Full Tilt laid off some 200 people on the Pocket Kings staff in Dublin last week — leaving pretty much just the head honchos, who apparently believe that ole Chris Ferguson bit about \”a chip and a chair\” too much and somehow still think they can salvage the company something.
Sucks for the Dubliners, but for the rest of us, that means 200 or more employees with insight into FTP operations over in Ireland, no real reason to necessarily protect certain information anymore, and access to 2+2.
Sure enough, at least two former employees from two different departments are posting away and answering questions. Check it out … worth the skim.
Nothing earth-shattering (yet … gotta figure anyone with the uber-goody dirt probably would go to the DOJ requesting immunity before turning informant) but the virtual deposition one former employee goes through provides plenty of color to paint a decent picture of what life was like in the middle of a corporate collapse … not to mention how the nouvea-poker-riche behave without the cash (and TV shows) that previously formed the foundation of their power.
For example, I learned:
- Ray Bitar drives a Range Rover.
- For the past couple months much of the staff literally clocked in to work with nothing to do; literal thumb-twiddling ensued.
- The staff cafeteria — long the envy of Irish workplaces — began cutting back the high-end goodies, though Bitar did supposedly ship in lobster recently, which was carted past the cafeteria, which that day was serving employees spaghetti and gruel.
- Much of the buzz is still just rumour and heresay, but still …
- The big-money parties back in the day were indeed legendary … some might even say \”Epic\”.
- Full Tilt once supposedly flew in Cubans (from Cuba) to roll cigars.
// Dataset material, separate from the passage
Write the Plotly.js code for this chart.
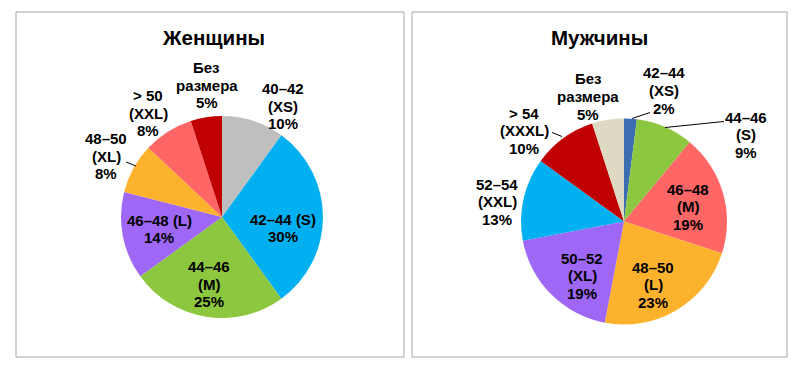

- The fight against bots and cheating rings was more active than most knew.
- Full Tilt took game security very seriously (except for that part about protecting player funds, lol), despite claims to the contrary.
- Full Tilt overlords supposedly kept a very close eye on what the blogs and forums were saying.
- Full Tilt did supposedly turn down offers to buy the company, apparently believing it was worth more money and/or because principals such as Bitar and Lederer wanted stock in the new company.
Much more, obv … but its a good start for some 200+ potential witnesses. If you have reason to care about how things looked at Ground Zero for the once venerable online poker site, it makes for one of those 2+2 trips that\’s worth wading through all the 2+2.